Return each line that holds the word "drawn".
** Start Recorded information **
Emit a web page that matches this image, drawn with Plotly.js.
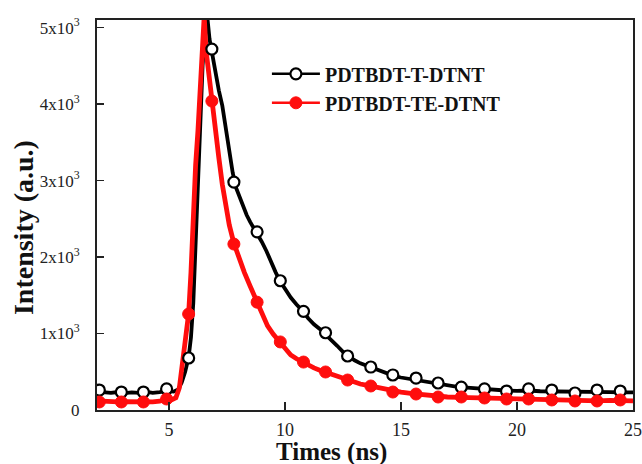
<!DOCTYPE html>
<html>
<head>
<meta charset="utf-8">
<script src="https://cdn.plot.ly/plotly-3.0.1.min.js"></script>
<style>
  html, body { margin: 0; padding: 0; background: #fff; }
  #chart { width: 642px; height: 464px; }
  .legend .traces { opacity: 1 !important; }
</style>
</head>
<body>
<div id="chart"></div>
<script>
// ---- Data ----
const seriesNames = ["PDTBDT-T-DTNT", "PDTBDT-TE-DTNT"];

// Black trace (PDTBDT-T-DTNT): decay curve
const tLineX = [1.9, 2.2, 2.5, 2.8, 3.1, 3.4, 3.7, 4.0, 4.3, 4.6, 4.9, 5.2, 5.4, 5.55, 5.7, 5.85, 5.95, 6.05, 6.15, 6.25, 6.35, 6.45, 6.55, 6.65, 6.75, 6.85, 7.0, 7.15, 7.3, 7.45, 7.6, 7.75, 7.9, 8.05, 8.2, 8.35, 8.5, 8.65, 8.8, 9.0, 9.2, 9.4, 9.6, 9.8, 10.0, 10.25, 10.5, 10.75, 11.0, 11.25, 11.5, 11.75, 12.0, 12.25, 12.5, 12.75, 13.0, 13.25, 13.5, 13.75, 14.0, 14.25, 14.5, 14.75, 15.0, 15.5, 16.0, 16.5, 17.0, 17.5, 18.0, 18.5, 19.0, 19.5, 20.0, 20.5, 21.0, 21.5, 22.0, 22.5, 23.0, 23.5, 24.0, 24.5, 25.0];
const tLineY = [240, 230, 225, 235, 220, 230, 225, 240, 225, 235, 250, 240, 270, 360, 500, 690, 950, 1400, 2200, 3100, 3850, 4500, 4950, 5150, 4850, 4680, 4400, 4180, 3980, 3700, 3400, 3100, 2900, 2780, 2660, 2550, 2460, 2380, 2320, 2200, 2080, 1930, 1800, 1680, 1590, 1470, 1380, 1300, 1200, 1120, 1060, 990, 920, 840, 760, 700, 650, 610, 580, 550, 520, 490, 460, 440, 425, 400, 370, 340, 320, 300, 290, 275, 265, 255, 250, 255, 245, 245, 240, 235, 240, 240, 235, 230, 230];

// Red trace (PDTBDT-TE-DTNT): decay curve
const teLineX = [1.9, 2.2, 2.5, 2.8, 3.1, 3.4, 3.7, 4.0, 4.3, 4.6, 4.9, 5.1, 5.3, 5.45, 5.6, 5.75, 5.85, 5.95, 6.05, 6.15, 6.25, 6.35, 6.45, 6.52, 6.6, 6.7, 6.85, 7.0, 7.15, 7.3, 7.45, 7.6, 7.8, 8.0, 8.25, 8.5, 8.8, 9.0, 9.25, 9.5, 9.8, 10.0, 10.25, 10.5, 10.8, 11.0, 11.25, 11.5, 11.75, 12.0, 12.25, 12.5, 12.75, 13.0, 13.25, 13.5, 13.75, 14.0, 14.5, 15.0, 15.5, 16.0, 16.5, 17.0, 17.5, 18.0, 18.5, 19.0, 19.5, 20.0, 20.5, 21.0, 21.5, 22.0, 22.5, 23.0, 23.5, 24.0, 24.5, 25.0];
const teLineY = [120, 110, 115, 105, 110, 105, 115, 110, 105, 115, 140, 130, 160, 290, 620, 1000, 1260, 1800, 2550, 3200, 3650, 4200, 4900, 5150, 4700, 4420, 4050, 3700, 3300, 2950, 2650, 2420, 2180, 2000, 1800, 1620, 1420, 1250, 1100, 990, 890, 800, 720, 670, 620, 580, 550, 520, 495, 460, 430, 405, 385, 360, 340, 325, 310, 290, 255, 235, 215, 195, 175, 170, 165, 160, 155, 150, 145, 140, 140, 135, 130, 125, 120, 120, 120, 125, 125, 120];

// Marker symbols (sparse points drawn on the curves)
const markerX = [2.0, 2.95, 3.9, 4.9, 5.85, 6.85, 7.8, 8.8, 9.8, 10.8, 11.75, 12.7, 13.7, 14.65, 15.65, 16.6, 17.6, 18.6, 19.55, 20.5, 21.5, 22.5, 23.45, 24.45];
const tMarkerY = [261, 235, 235, 275, 680, 4720, 2980, 2330, 1690, 1290, 1010, 706, 562, 458, 418, 353, 300, 275, 248, 275, 261, 222, 261, 248];
const teMarkerY = [105, 105, 105, 144, 1255, 4040, 2170, 1410, 890, 627, 497, 392, 314, 235, 209, 170, 170, 157, 144, 144, 131, 118, 118, 131];

// Axis ticks
const xTickVals = [5, 10, 15, 20, 25];
const yTickVals = [0, 1000, 2000, 3000, 4000, 5000];
const yTickText = ["0", "1x10<sup>3</sup>", "2x10<sup>3</sup>", "3x10<sup>3</sup>", "4x10<sup>3</sup>", "5x10<sup>3</sup>"];
const xTitle = "Times (ns)";
const yTitle = "Intensity (a.u.)";

// ---- Styling ----
const BLACK = "#000000";
const RED = "#ff0d0d";
const SERIF = "Liberation Serif, Times New Roman, serif";

const traces = [
  { x: tLineX, y: tLineY, mode: "lines", line: { color: BLACK, width: 3.8 }, showlegend: false, hoverinfo: "skip" },
  { x: teLineX, y: teLineY, mode: "lines", line: { color: RED, width: 4.8 }, showlegend: false, hoverinfo: "skip" },
  { x: markerX, y: tMarkerY, mode: "markers", showlegend: false,
    marker: { symbol: "circle", size: 11, color: "#ffffff", line: { color: BLACK, width: 2.2 } } },
  { x: markerX, y: teMarkerY, mode: "markers", showlegend: false,
    marker: { symbol: "circle", size: 12, color: RED, line: { color: RED, width: 1 } } },
  // legend entries (drawn in the legend only)
  { x: markerX, y: tMarkerY, name: seriesNames[0], mode: "lines+markers", visible: "legendonly",
    line: { color: BLACK, width: 2.5 },
    marker: { symbol: "circle", size: 11, color: "#ffffff", line: { color: BLACK, width: 2.2 } } },
  { x: markerX, y: teMarkerY, name: seriesNames[1], mode: "lines+markers", visible: "legendonly",
    line: { color: RED, width: 2.5 },
    marker: { symbol: "circle", size: 12, color: RED, line: { color: RED, width: 1 } } }
];

const layout = {
  width: 642, height: 464,
  margin: { l: 97, r: 9, t: 20, b: 54, pad: 0 },
  paper_bgcolor: "#ffffff",
  plot_bgcolor: "#ffffff",
  font: { family: SERIF, color: "#1a1a1a" },
  showlegend: true,
  legend: {
    x: 0.317, y: 0.912, xanchor: "left", yanchor: "top",
    bgcolor: "rgba(0,0,0,0)",
    font: { family: SERIF, size: 20, color: "#111", weight: "bold" },
    itemwidth: 48,
    itemclick: false, itemdoubleclick: false,
    tracegroupgap: 0
  },
  xaxis: {
    range: [1.9, 25],
    tickvals: xTickVals,
    ticks: "inside", ticklen: 8, tickwidth: 1.5, tickcolor: "#222",
    showline: true, linecolor: "#222", linewidth: 2, mirror: true,
    showgrid: false, zeroline: false,
    tickfont: { family: SERIF, size: 18, color: "#222" },
    ticklabelstandoff: 2
  },
  yaxis: {
    range: [0, 5100],
    tickvals: yTickVals, ticktext: yTickText,
    ticks: "inside", ticklen: 7, tickwidth: 1.5, tickcolor: "#222",
    showline: true, linecolor: "#222", linewidth: 2, mirror: true,
    showgrid: false, zeroline: false,
    tickfont: { family: SERIF, size: 17, color: "#222" },
    ticklabelstandoff: 12
  },
  annotations: [
    { text: "<b>" + xTitle + "</b>", xref: "paper", yref: "paper", x: 0.4366, y: -0.108,
      xanchor: "center", yanchor: "middle", showarrow: false,
      font: { family: SERIF, size: 25, color: "#111" } },
    { text: "<b>" + yTitle + "</b>", xref: "paper", yref: "paper", x: -0.136, y: 0.4667,
      xanchor: "center", yanchor: "middle", showarrow: false, textangle: -90,
      font: { family: SERIF, size: 28, color: "#111" } }
  ]
};

Plotly.newPlot("chart", traces, layout, { displayModeBar: false, staticPlot: true });
</script>
</body>
</html>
** End Recorded information **
## Reply to the task
Emit a web page that matches this image, drawn with Plotly.js.
// Marker symbols (sparse points drawn on the curves)
  // legend entries (drawn in the legend only)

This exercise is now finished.